Это о ней думал Верди, когда писал «Аиду». Стреппони догадывается об этом, ощущает все это тем шестым чувством, которым обладают любящие женщины, — оно у нее особенно обострено. Разумеется, она делает вид, будто ничего не замечает. Больше того, даже нападает на Мариани, называет его предателем, недругом. Но ясно, что она делает все это только для того, чтобы как-то защититься, чтобы никто не мог сказать, что она ревнует, мучительно, отчаянно ревнует своего Верди.
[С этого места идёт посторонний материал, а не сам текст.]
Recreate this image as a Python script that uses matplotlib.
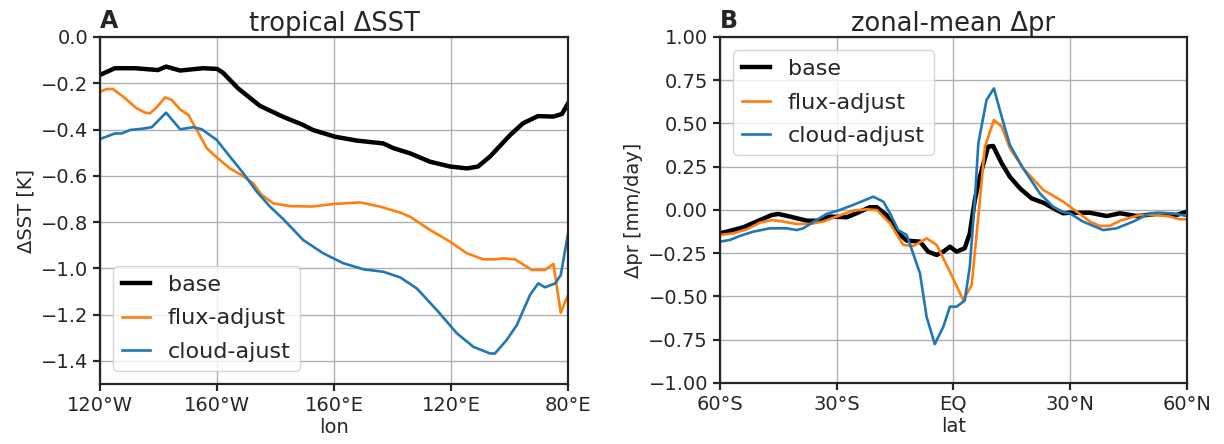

А он весьма озабочен, он непременно хочет видеть Штольц в роли Аиды не только в Каире, но и на европейском дебюте оперы в «Ла Скала». Озабоченный, он пишет: «О, по поводу «Аиды» в Милане у меня совсем другие соображения… И два из них колоссальные! Бум!! О Фраскини нечего и думать! Тиберини уже много пел в Милане! Я довольствовался бы каким-нибудь менее выдающимся тенором, чем они оба, и взял бы двух отличных примадонн, которых, мне думается, сейчас нетрудно заполучить, Фриччи и Штольц. Чтобы ангажировать Штольц, нужно было бы немедленно отправиться в Венецию и договориться с нею прежде, чем об этом узнает Мариани. Имейте это в виду и запомните: Мариани испортит все, если только узнает. […] Думаю, однако, что трудно будет ангажировать Штольц, чтобы об этом не узнал Мариани. А узнает, возникнут тысячи затруднений».

вернуться

44

Мир праху (латин.).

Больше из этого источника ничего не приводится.